Re: Setting MTU (fwd)

Jon Lewis (jlewis@inorganic5.fdt.net)
Wed, 1 Jan 1997 02:38:29 -0500 (EST)

On Sun, 29 Dec 1996, MegaZone wrote:

> Joe seems to want to be able ot specify the size of the packets transmitted
> to the user. Which isn't what PPP is desinged to do - each end tells the
> other end the max size it can *receive*. So when you dial into a PM the
> PM tells the client it's MTU - and the client tells us the max size to
> send to it.

I think this is what Joe's getting at. Our Linux term servers running
pppd have options for:

mru <n>
Set the MRU [Maximum Receive Unit] value to <n> for
negotiation. pppd will ask the peer to send pack-
ets of no more than <n> bytes. The minimum MRU
value is 128. The default MRU value is 1500. A
value of 296 is recommended for slow links (40
bytes for TCP/IP header + 256 bytes of data).

mtu <n>
Set the MTU [Maximum Transmit Unit] value to <n>.
Unless the peer requests a smaller value via MRU
negotiation, pppd will request that the kernel net-
working code send data packets of no more than n
bytes through the PPP network interface.

> 1500 has always worked fine for me, as long as the stack wasn't buggy
> (like Trumpet 2.0b).

Trouble is, Trumpet 2.0b is pretty darn popular...or at least was until
win95 started taking over.
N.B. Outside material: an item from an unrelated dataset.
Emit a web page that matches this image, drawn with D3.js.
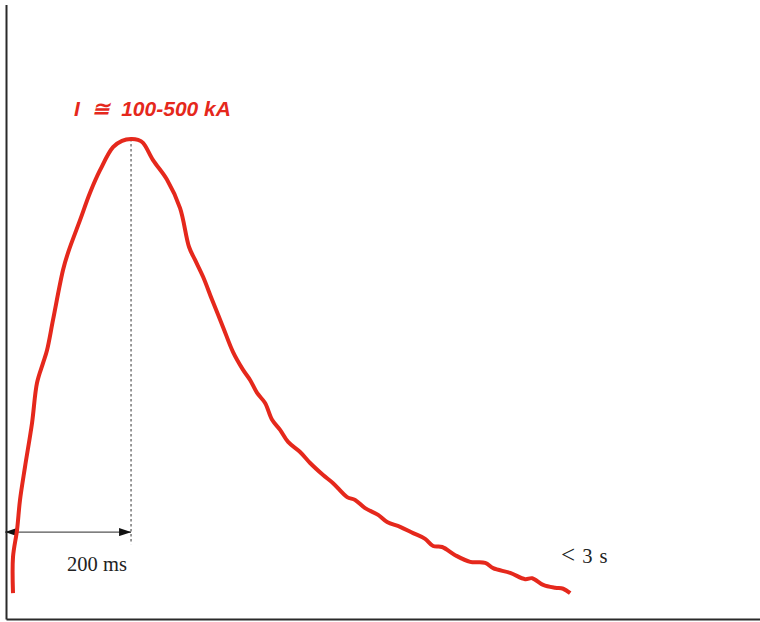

I still remember the day our systems suddenly
became incompatible with Trumpet when using a MTU of 1500. Apparently it
was due to some fix in the linux networking code in 1.3.x. We talked a
lot of people through resetting their MTU. Now I have both set a bit
lower than 1500...so it will ask client stacks not to send > n bytes per
packet and will not send them > n bytes per packet. Nobody's complained.